The 2,240-word front-page story in The New York Times begins by lamenting that, while government jobs used to provide "a comfortable nook in the middle class," those days are gone.
"The ranks of state and local employees have languished even as the populations they serve have grown," the article says. "The 19.5 million workers who remain are finding themselves financially downgraded."
The article goes on to quote Neil Reichenberg, executive director of the International Public Management Association for Human Resources, who says that "it's a tough time to be working in government."
The Times focuses, not surprisingly, on a Republican state — Oklahoma — which it describes as "one of several Republican-led states where persistent anti-tax sentiment and severe budget cuts have guided policymaking."
But in their zeal to tell this story, the Times reporters had to ignore some relevant facts that more or less completely undercut it.
For one thing, while it's true that state and local jobs have been growing more slowly than the private sector in the past eight years, there's no relationship between Republican or Democratic states and those growth rates
In fact, the very state the Times reporters focus on — Oklahoma — saw the number of state and local jobs increase by 1,400 since 2010, according to the Bureau of Labor Statistics. In low-tax Texas, state and local jobs went up 71,900 over those years.
What about The New York Times' own home state? High-tax, solidly blue New York shed more than 53,000 state and local government jobs over the past eight years. Deep blue Illinois cut 12,000. None of these facts was in the Times' story.
Bad Management
Nor does the Times explain that a big reason many state governments are strapped for cash these days isn't because of tax cuts, but because of gross mismanagement by government leaders who've squandered taxpayer money.
As we've noted in this space, the worst fiscally managed states in the country are almost all heavily Democratic, which also tend to impose far higher tax burdens on their residents and are losing population.

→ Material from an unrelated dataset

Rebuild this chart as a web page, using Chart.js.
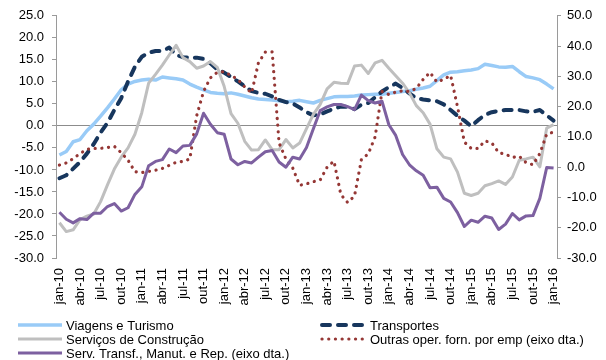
<!DOCTYPE html>
<html>
<head>
<meta charset="utf-8">
<script src="https://cdn.jsdelivr.net/npm/chart.js@4"></script>
<style>
  html, body { margin: 0; padding: 0; background: #fff; }
  #wrap { width: 606px; height: 360px; position: relative; }
</style>
</head>
<body>
<div id="wrap"><canvas id="chart"></canvas></div>
<script>
// ─── Data ─────────────────────────────────────────────
const MONTHS = ['jan', 'fev', 'mar', 'abr', 'mai', 'jun', 'jul', 'ago', 'set', 'out', 'nov', 'dez']
const YEARS  = ['10', '11', '12', '13', '14', '15', '16']

// jan-10 .. jan-16, monthly
const labels = []
YEARS.forEach((y, yi) => {
  MONTHS.forEach((m, mi) => {
    if (yi === YEARS.length - 1 && mi > 0) return
    labels.push(`${m}-${y}`)
  })
})

const LEFT_TICKS  = [25, 20, 15, 10, 5, 0, -5, -10, -15, -20, -25, -30]
const RIGHT_TICKS = [50, 40, 30, 20, 10, 0, -10, -20, -30]

// left axis
const viagens = [
  -6.6, -5.8, -3.6, -3.1, -1.1, 0.4, 2.2, 4.1, 6.1, 8.2,
  9.5, 10.1, 10.4, 10.6, 10.4, 11.1, 10.9, 10.7, 10.4, 9.5,
  8.8, 8.2, 7.6, 7.4, 7.3, 7.5, 7.2, 6.8, 6.4, 6.1,
  6.0, 5.9, 5.7, 5.5, 5.6, 5.8, 5.5, 5.2, 5.8, 6.2,
  6.6, 6.7, 6.7, 6.8, 7.0, 7.1, 7.2, 7.2, 7.4, 7.6,
  7.8, 8.0, 8.3, 8.6, 9.0, 10.3, 11.6, 12.2, 12.3, 12.5,
  12.7, 13.0, 14.0, 13.7, 13.4, 13.3, 13.5, 12.3, 11.2, 10.9,
  10.5, 9.5, 8.4
]
const transportes = [
  -11.9, -11.2, -9.7, -8.2, -6.3, -4.1, -1.5, 0.7, 3.6, 6.3,
  10.1, 13.4, 15.7, 16.6, 17.0, 17.0, 17.8, 16.1, 15.6, 15.5,
  15.5, 15.2, 14.2, 12.8, 12.1, 11.1, 10.1, 9.0, 7.9, 7.5,
  7.3, 6.7, 5.9, 5.4, 5.1, 4.2, 3.1, 2.4, 2.6, 3.3,
  3.9, 4.4, 4.3, 3.8, 4.8, 5.2, 6.5, 7.8, 8.8, 9.6,
  8.6, 7.4, 6.3, 6.0, 5.8, 5.6, 4.9, 3.6, 2.3, 1.2,
  -0.1, 1.3, 2.5, 3.1, 3.4, 3.6, 3.6, 3.6, 3.3, 3.2,
  3.6, 2.4, 1.2
]
const construcao = [
  -22.0, -24.0, -23.6, -21.3, -20.5, -20.0, -17.2, -13.4, -9.8, -7.1,
  -5.0, -1.9, 3.0, 9.7, 11.7, 13.8, 16.1, 18.3, 15.5, 14.6,
  13.1, 13.6, 14.6, 13.3, 9.0, 2.8, 0.6, -3.5, -5.5, -5.4,
  -3.2, -5.4, -5.4, -3.1, -5.0, -3.9, -0.6, 2.6, 4.9, 8.4,
  9.9, 9.7, 9.6, 13.6, 13.8, 11.9, 14.3, 14.9, 13.1, 11.4,
  9.7, 7.5, 4.6, 3.0, 0.4, -5.2, -7.1, -7.5, -10.5, -15.3,
  -15.8, -15.3, -13.6, -13.1, -12.5, -13.3, -11.6, -7.8, -7.5, -7.1,
  -9.3, -0.5, 0.3
]

// right axis (eixo dta.)
const outrasOper = [
  0.7, 1.4, 2.8, 4.5, 5.9, 6.2, 6.2, 6.5, 6.9, 4.8,
  2.3, -1.5, -1.8, -1.4, -1.0, -0.4, 0.6, 1.6, 1.9, 2.7,
  17.0, 25.0, 29.5, 31.3, 31.5, 30.3, 29.0, 26.5, 24.5, 34.5,
  38.0, 38.1, 8.0, 2.7, -0.3, -6.0, -5.5, -4.8, -4.2, 0.0,
  2.0, -9.0, -11.7, -9.5, 2.5, 4.4, 10.0, 25.0, 24.0, 24.8,
  25.2, 25.0, 26.0, 29.0, 31.3, 28.1, 29.0, 30.3, 20.0, 8.3,
  6.2, 6.2, 8.7, 8.0, 4.8, 4.3, 3.2, 3.6, 1.5, 0.8,
  4.5, 10.9, 11.6
]
const servTransf = [
  -14.9, -17.2, -18.4, -17.0, -17.3, -15.2, -15.2, -13.0, -12.0, -14.5,
  -13.4, -9.0, -6.5, 0.5, 1.9, 2.5, 6.0, 4.8, 7.0, 7.2,
  11.0, 17.8, 14.2, 11.4, 10.9, 2.7, 0.8, 1.9, 1.4, 3.3,
  5.1, 5.5, 1.7, 0.0, 3.3, 2.7, 6.5, 12.7, 18.7, 19.9,
  20.7, 20.7, 20.0, 19.0, 23.8, 22.0, 21.2, 21.8, 14.0, 10.5,
  4.2, 0.8, -1.2, -2.7, -6.8, -6.6, -10.3, -11.5, -15.0, -19.6,
  -17.5, -18.2, -16.2, -16.8, -20.6, -18.8, -15.3, -17.4, -16.1, -16.0,
  -10.3, -0.1, -0.3
]

// ─── Style ────────────────────────────────────────────
const FONT      = '"Liberation Sans", Arial, sans-serif'
const AXIS_GREY = '#9a9a9a'

Chart.defaults.font.family = FONT
Chart.defaults.font.size   = 13
Chart.defaults.color       = '#000'

// ─── Legend (two columns, drawn under the axis labels) ─
const gridLegend = {
  id: 'gridLegend',
  afterDraw(chart) {
    const ctx   = chart.ctx
    const slots = [[18, 325], [322, 325], [18, 339], [322, 339], [18, 353]]
    ctx.save()
    ctx.font = `13px ${FONT}`
    ctx.textBaseline = 'middle'
    chart.data.datasets.forEach((ds, i) => {
      const [x, y] = slots[i]
      ctx.beginPath()
      ctx.strokeStyle = ds.borderColor
      ctx.lineWidth   = ds.borderWidth
      ctx.lineCap     = ds.borderCapStyle || 'butt'
      ctx.setLineDash(ds.borderDash || [])
      ctx.moveTo(x, y)
      ctx.lineTo(x + 44, y)
      ctx.stroke()
      ctx.setLineDash([])
      ctx.fillStyle = '#000'
      ctx.fillText(ds.label, x + 48, y + 1)
    })
    ctx.restore()
  }
}

// ─── Chart ────────────────────────────────────────────
const line = (label, data, axis, color, width, extra, order) => Object.assign({
  label, data, yAxisID: axis,
  borderColor: color, backgroundColor: color,
  borderWidth: width, pointRadius: 0, tension: 0, fill: false,
  borderJoinStyle: 'round', order
}, extra)

new Chart(document.getElementById('chart'), {
  type: 'line',
  data: {
    labels,
    datasets: [
      line('Viagens e Turismo', viagens, 'y', '#99cbf7', 3.5, {}, 5),
      line('Transportes', transportes, 'y', '#17365d', 4, { borderDash: [8, 8], borderCapStyle: 'round' }, 4),
      line('Serviços de Construção', construcao, 'y', '#bfbfbf', 3, {}, 3),
      line('Outras oper. forn. por emp (eixo dta.)', outrasOper, 'y2', '#953735', 3.2, { borderDash: [0.1, 6.6], borderCapStyle: 'round' }, 2),
      line('Serv. Transf., Manut. e Rep. (eixo dta.)', servTransf, 'y2', '#7d60a0', 3, {}, 1)
    ]
  },
  options: {
    responsive: true,
    maintainAspectRatio: false,
    animation: false,
    layout: { padding: { top: 10, bottom: 50, left: 0, right: 0 } },
    plugins: { legend: { display: false }, tooltip: { enabled: false } },
    scales: {
      x: {
        offset: true,
        grid: { display: false, drawTicks: false },
        border: { display: false },
        ticks: {
          autoSkip: false, minRotation: 90, maxRotation: 90, padding: 10,
          callback: (v, i) => i % 3 === 0 ? labels[i] : ''
        },
        afterFit: s => { s.height = 52 }
      },
      y: {
        position: 'left',
        min: -30, max: 25,
        afterBuildTicks: s => { s.ticks = LEFT_TICKS.map(value => ({ value })) },
        ticks: { padding: 8, callback: v => v.toFixed(1) },
        grid: {
          color: c => c.tick && c.tick.value === 0 ? '#8c8c8c' : 'rgba(0,0,0,0)',
          tickColor: AXIS_GREY, tickLength: 4, lineWidth: 1
        },
        border: { display: true, color: AXIS_GREY },
        afterFit: s => { s.width = 56 }
      },
      y2: {
        position: 'right',
        min: -30, max: 50,
        afterBuildTicks: s => { s.ticks = RIGHT_TICKS.map(value => ({ value })) },
        ticks: { padding: 6, callback: v => v.toFixed(1) },
        grid: { drawOnChartArea: false, tickColor: AXIS_GREY, tickLength: 4 },
        border: { display: true, color: AXIS_GREY },
        afterFit: s => { s.width = 49 }
      }
    }
  },
  plugins: [gridLegend]
})
</script>
</body>
</html>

It also fails to mention the rapid growth of Medicaid, especially among those states that expanded the program under ObamaCare. Despite getting generous matching funds from the federal government, Medicaid is rapidly swamping state budgets, forcing them to trim costs elsewhere.
But what's really odd about the Time story is that it tries to portray government workers as being financially strapped, when they typically get paid far more than their private sector counterparts. At least, that's what several studies have found.
Higher Pay
The American Enterprise Institute, for example, conducted a thorough state-by-state analysis of similarly educated and experienced workers in 2014. It found that when you combine wages and benefits, government workers got as much as 42% more than their private sector counterparts, depending on the state. In Oklahoma, the pay gap was 7% in favor of state workers.
A 2015 study by the Yankee Institute found that Connecticut state workers make 25% to 46% more in pay and benefits than comparable private sector employees.
Another found that while wages were comparable, "the average state and local government job paid benefits that were 117% higher than the average private sector job."
Bureau of Labor Statistics data for December 2017 show that state and local "sales and office" workers get 35% more in hourly wages and benefits than do private sector workers in this category.
Lower Productivity
And these measures don't include the value of job security, which government workers have in abundance. Private sector workers, not so much.
Nor do they include measures of productivity. (State and local workers tend to put in fewer hours than workers in the private sector.)
Yet the only pay-gap study the Times cites in its lengthy piece was done by an Oklahoma state government office. It concluded, not surprisingly, that state workers there make 24% less than they could in the private sector.
The Times apparently wants its readers to believe that tax-cutting Republicans are starving valued public servants. It would be a sad story, if true. But the facts say otherwise.
Too bad for Times' readers that those facts weren't fit to print.